Straw is too dusty, marsh hay if available is better, at least these two thing are digestable stay away from rugs carpets blankets ect.

I use two 3/4 inch thick sheets of exterior foam insulation sandwiched between two sheets of 3/8s plywood, run a 2x2 around the border and screw them together.

This platform can be laid on the concrete and will reflect their body heat back to them, is easy to clean and they dont chew it, so far anyway :roll:

You would probably be better off to put some 2x2 runners under it to minimize contact with the concrete and the heat loss associated with that.

Simple cheap and effective, mine are 10 years old and going strong.


----------



## Bwana (Feb 16, 2006)

I was told by our vet that shredded paper in the house works well for a bedding.


----------



## Gooseguy10 (Oct 10, 2006)

I use straw and cedar chips.
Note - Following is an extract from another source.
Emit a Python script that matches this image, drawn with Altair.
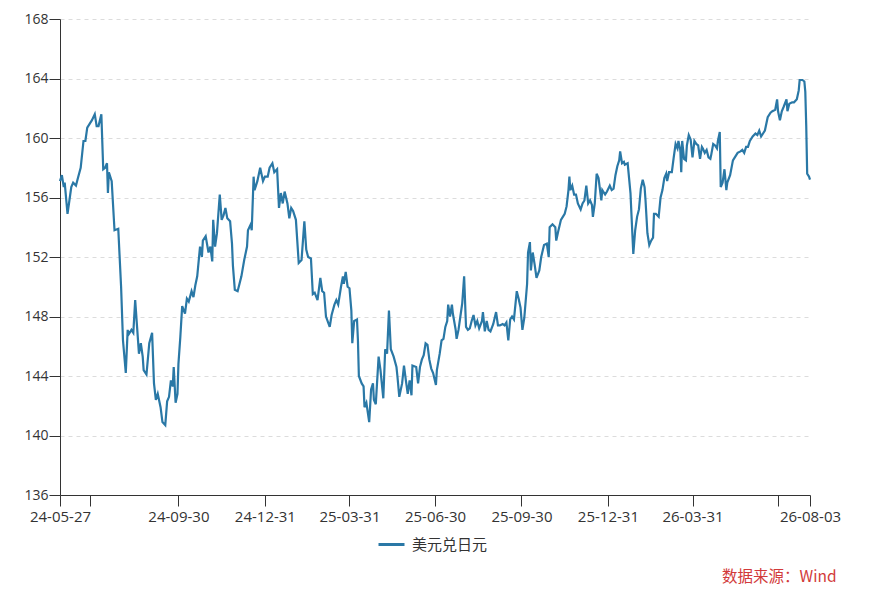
import altair as alt
import pandas as pd

AXIS_FONT = "Open Sans"
CJK_FONT = "Noto Sans CJK SC"

start_date = "2024-05-27"
series_name = "美元兑日元"
source_note = "数据来源：Wind"

# x positions as day offsets from start_date
day_offsets = [
    0, 2, 4, 5, 8, 10, 12, 14, 17, 19, 22, 25, 27, 29, 34, 37, 39, 41, 44, 46,
    48, 50, 51, 52, 55, 58, 62, 65, 67, 70, 72, 73, 76, 78, 80, 82, 84, 86, 88, 89,
    92, 95, 98, 100, 102, 104, 107, 109, 112, 114, 116, 118, 120, 121, 123, 125, 126, 128, 130, 133,
    135, 137, 140, 142, 144, 146, 149, 151, 152, 155, 158, 160, 162, 163, 165, 167, 170, 172, 174, 176,
    178, 181, 183, 184, 186, 189, 191, 193, 196, 199, 200, 203, 204, 206, 207, 210, 213, 216, 218, 221,
    223, 226, 228, 231, 233, 235, 237, 239, 242, 244, 246, 248, 251, 254, 257, 260, 262, 264, 267, 269,
    271, 274, 277, 279, 281, 283, 287, 289, 292, 294, 296, 299, 301, 302, 304, 306, 308, 310, 311, 313,
    316, 317, 318, 321, 323, 324, 326, 329, 331, 333, 334, 336, 339, 341, 344, 346, 348, 350, 352, 355,
    358, 359, 361, 364, 366, 368, 370, 372, 374, 375, 379, 381, 383, 385, 387, 389, 391, 393, 395, 397,
    400, 401, 404, 406, 408, 410, 412, 413, 415, 417, 418, 421, 422, 424, 426, 428, 430, 432, 434, 436,
    438, 440, 442, 444, 446, 449, 450, 452, 454, 456, 458, 461, 464, 466, 468, 471, 473, 475, 477, 479,
    481, 483, 486, 488, 490, 492, 494, 497, 498, 500, 501, 503, 505, 507, 510, 512, 515, 518, 520, 521,
    524, 527, 528, 530, 533, 535, 537, 539, 541, 542, 543, 545, 547, 549, 551, 554, 556, 558, 560, 562,
    564, 566, 567, 569, 571, 573, 575, 576, 577, 580, 582, 585, 587, 589, 591, 593, 595, 596, 598, 600,
    601, 604, 607, 608, 610, 612, 614, 616, 618, 620, 622, 623, 625, 627, 629, 631, 632, 634, 637, 639,
    641, 643, 645, 646, 648, 651, 653, 655, 657, 658, 660, 661, 662, 664, 666, 667, 669, 671, 673, 675,
    677, 679, 681, 683, 684, 686, 688, 690, 692, 693, 695, 697, 699, 700, 702, 703, 705, 707, 709, 710,
    713, 716, 718, 721, 724, 726, 728, 730, 732, 734, 737, 740, 742, 744, 746, 748, 750, 753, 756, 758,
    761, 763, 764, 766, 768, 770, 773, 774, 776, 779, 781, 784, 786, 787, 790, 792, 793, 794, 795, 797,
    798,
]

usdjpy = [
    157.1, 157.5, 156.7, 157.0, 154.9, 155.8, 156.7, 157.0, 156.8, 157.3, 158.0, 159.8, 159.8, 160.7, 161.2, 161.6, 160.8, 160.8, 161.6, 157.9,
    158.0, 158.3, 156.3, 157.7, 157.1, 153.8, 153.9, 150.0, 146.4, 144.2, 147.1, 146.8, 147.1, 146.9, 149.1, 147.3, 145.5, 146.2, 145.3, 144.4,
    144.1, 146.2, 146.9, 143.5, 142.4, 142.8, 141.9, 140.9, 140.7, 142.3, 142.6, 143.7, 143.3, 144.6, 142.2, 142.8, 144.8, 146.6, 148.7, 148.2,
    149.2, 149.0, 149.7, 149.3, 150.1, 150.7, 152.7, 152.0, 153.1, 153.4, 152.3, 152.7, 151.7, 154.5, 152.7, 153.6, 156.2, 154.5, 154.8, 155.3,
    154.6, 154.4, 152.9, 151.4, 149.8, 149.7, 150.2, 150.7, 151.8, 152.7, 153.8, 154.2, 153.8, 157.4, 156.5, 157.1, 158.0, 157.1, 157.4, 157.4,
    158.0, 158.3, 157.7, 157.9, 155.3, 156.3, 155.6, 156.4, 155.6, 154.6, 155.3, 155.1, 154.5, 151.6, 151.8, 154.4, 152.5, 152.0, 151.9, 149.5,
    149.6, 149.1, 150.6, 149.7, 149.6, 148.0, 147.3, 148.1, 148.8, 149.1, 148.8, 150.0, 150.7, 150.2, 151.0, 150.0, 149.9, 148.4, 146.2, 147.7,
    147.8, 146.4, 144.0, 143.5, 143.3, 141.9, 142.2, 140.9, 143.1, 143.5, 142.4, 142.1, 145.3, 144.4, 142.5, 145.8, 145.5, 148.4, 145.8, 145.3,
    144.6, 144.0, 142.6, 143.5, 144.7, 143.7, 142.8, 143.7, 142.7, 144.7, 144.6, 143.5, 144.6, 145.1, 145.4, 146.2, 146.1, 145.1, 144.5, 144.2,
    143.4, 144.4, 145.5, 146.4, 146.5, 147.3, 147.7, 148.8, 148.0, 148.8, 148.2, 147.1, 146.5, 147.1, 148.0, 148.9, 150.7, 147.3, 147.1, 147.2,
    147.7, 148.1, 147.4, 147.7, 147.2, 147.7, 148.3, 147.0, 147.7, 147.1, 147.0, 147.5, 148.3, 147.4, 147.4, 147.5, 147.4, 147.6, 146.4, 147.8,
    148.0, 147.8, 149.7, 149.2, 148.6, 147.1, 147.9, 150.2, 152.3, 153.0, 151.1, 152.3, 151.5, 150.6, 151.1, 152.0, 152.8, 152.9, 152.0, 154.0,
    154.2, 154.0, 153.1, 153.7, 154.5, 154.7, 154.9, 155.4, 156.5, 157.4, 156.5, 156.8, 156.2, 156.2, 155.6, 155.2, 155.6, 155.8, 156.8, 155.6,
    155.8, 155.5, 154.7, 155.6, 157.6, 157.3, 156.3, 155.8, 156.5, 156.2, 156.4, 156.8, 156.5, 156.6, 157.5, 158.1, 158.5, 159.1, 158.3, 158.4,
    158.2, 158.3, 156.3, 154.9, 152.2, 153.8, 154.7, 155.2, 156.6, 157.2, 156.7, 155.8, 153.6, 152.8, 153.1, 153.3, 154.9, 154.9, 154.7, 156.0,
    156.5, 157.3, 157.6, 157.1, 157.7, 157.7, 158.7, 159.6, 159.3, 159.8, 159.2, 157.7, 159.8, 158.6, 158.5, 159.5, 160.2, 159.9, 158.7, 159.8,
    159.6, 159.5, 158.6, 159.4, 159.3, 159.0, 159.2, 158.7, 158.6, 158.9, 159.6, 159.5, 159.3, 159.8, 160.4, 156.7, 157.0, 157.9, 156.5, 157.0,
    157.5, 158.5, 158.7, 159.0, 159.1, 159.2, 159.0, 159.4, 159.4, 159.8, 160.1, 160.3, 160.2, 160.5, 160.1, 160.3, 160.5, 161.4, 161.7, 161.8,
    161.9, 162.6, 161.8, 161.2, 161.8, 162.1, 162.6, 161.8, 162.3, 162.4, 162.4, 162.6, 163.2, 163.9, 163.9, 163.8, 163.1, 160.8, 157.6, 157.4,
    157.2,
]

tick_dates = [
    "2024-05-27", "2024-06-28", "2024-09-30", "2024-12-31", "2025-03-31", "2025-06-30",
    "2025-09-30", "2025-12-31", "2026-03-31", "2026-06-30", "2026-08-03",
]
unlabeled_ticks = ["24-06-28", "26-06-30"]
y_ticks = [136, 140, 144, 148, 152, 156, 160, 164, 168]

LINE_COLOR = "#2a78a6"
TEXT_COLOR = "#333333"

dates = (pd.Timestamp(start_date) + pd.to_timedelta(day_offsets, unit="D")).strftime("%Y-%m-%d")
df = pd.DataFrame({"date": list(dates), "value": usdjpy, "series": series_name})


def dt(s):
    y, m, d = (int(p) for p in s.split("-"))
    return alt.DateTime(year=y, month=m, date=d, utc=True)


hide_expr = " || ".join(f"datum.label == '{lbl}'" for lbl in unlabeled_ticks)

x_enc = alt.X(
    "date:T",
    scale=alt.Scale(type="utc", domain=[dt(tick_dates[0]), dt(tick_dates[-1])]),
    axis=alt.Axis(
        title=None,
        values=[dt(s) for s in tick_dates],
        format="%y-%m-%d",
        labelExpr=f"({hide_expr}) ? '' : datum.label",
        grid=False,
        tickSize=11,
        tickColor=TEXT_COLOR,
        domainColor=TEXT_COLOR,
        labelColor=TEXT_COLOR,
        labelFontSize=15,
        labelFont=AXIS_FONT,
        labelPadding=3,
        labelOverlap=False,
        labelFlush=False,
    ),
)

y_enc = alt.Y(
    "value:Q",
    scale=alt.Scale(domain=[y_ticks[0], y_ticks[-1]], nice=False, zero=False),
    axis=alt.Axis(
        title=None,
        values=y_ticks,
        grid=True,
        gridDash=[4, 4],
        gridColor="#dcdcdc",
        gridWidth=1,
        tickSize=11,
        tickColor=TEXT_COLOR,
        domainColor=TEXT_COLOR,
        labelColor=TEXT_COLOR,
        labelFontSize=14,
        labelFont=AXIS_FONT,
        labelPadding=1,
    ),
)

color_enc = alt.Color(
    "series:N",
    scale=alt.Scale(range=[LINE_COLOR]),
    legend=alt.Legend(
        title=None,
        orient="none",
        legendX=317,
        legendY=511,
        symbolType="stroke",
        symbolSize=676,
        symbolStrokeWidth=3,
        labelFontSize=15,
        labelFont=CJK_FONT,
        labelColor=TEXT_COLOR,
        labelOffset=6,
    ),
)

chart = (
    alt.Chart(df)
    .mark_line(strokeWidth=2.2)
    .encode(x=x_enc, y=y_enc, color=color_enc)
    .properties(
        width=750,
        height=476,
        autosize=alt.AutoSizeParams(type="none"),
        padding={"left": 52, "top": 11, "right": 50, "bottom": 95},
        title=alt.TitleParams(
            source_note,
            orient="bottom",
            anchor="end",
            color="#d23a3a",
            fontSize=15.5,
            fontWeight="normal",
            font=CJK_FONT,
            offset=17,
            dx=-4,
        ),
    )
    .configure(font=CJK_FONT)
    .configure_view(stroke=None)
)

chart.save("out.html", embed_options={"renderer": "svg", "actions": False})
My dog chews a lot of other stuff and he doesn't chew the straw.

Bob- Doesn't hay have the potential to carry more insects than straw? Just wondering.


----------



## CD (Oct 30, 2007)

I use straw and it works fine, my dog doesnt eat it. it tends to be alittle messy unless you have an area were the sides are a little higher and it keeps the straw in one area.


----------



## fishless (Aug 2, 2005)

I use straw, I think it works alot better then hay. My dogs will eat alot of things but they dont eat straw. Like Bobm said straw can be dusty. If you can find it good clean durum straw I think that works the best.


----------



## Bobm (Aug 26, 2003)

Gooseguy10 said:


> I use straw and cedar chips. My dog chews a lot of other stuff and he doesn't chew the straw.
> 
> Bob- Doesn't hay have the potential to carry more insects than straw? Just wondering.
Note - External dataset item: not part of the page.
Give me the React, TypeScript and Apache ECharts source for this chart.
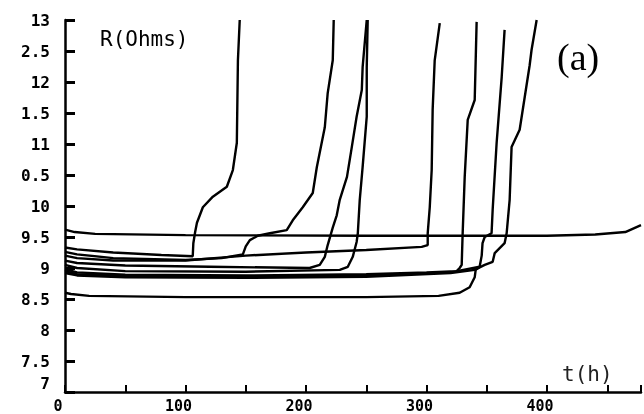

I really dont know maybe insects are in it, I never put bedding in dog houses unless its real cold so bugs usaully arent too active, but you could be correct.

Why would straw be any more bug free the dust from straw always seemed to be a bigger problem for my dogs.

I quit using either and build the panelsin to the floor of my dogs houses but we dont get too many days in the 10 we do get over 60 days under 32 degrees F. I know thats sunbathing weather up there 

I bring all my dogs in the house everynight, otherwise they wake up the local coyotes howling, my shorthairs can howl so loud they could drown out a wolf pack


----------



## Gooseguy10 (Oct 10, 2006)

Good info. I just heard that hay carries more bugs than straw. I have no conrete sources so I will stick with the ever ready sources......"they" told me that or I read it somewhere. In both cases it has to be true, right?


----------



## ryanps18 (Jun 23, 2006)

I have read somewhere that cedar shavings will mess with a dogs nose, is this a wives tale or is their any truth to this?


----------



## samuelnaani (Dec 26, 2007)

Truly, the Straw is too sooty, but my dog chews a bush of other stuff and he doesn't chew the straw because, recently I have been through a similar website called "*Dog Blankets*" which helped me a lot on dog needs.


----------



## Bobm (Aug 26, 2003)

incidentally exercise will reduce chewing usaully, so you should probably start getting up maybe a hour earlier and go jogging about two miles with them every morning :wink:

I bet its balmy up there about 5 AM, brrrrrrr


----------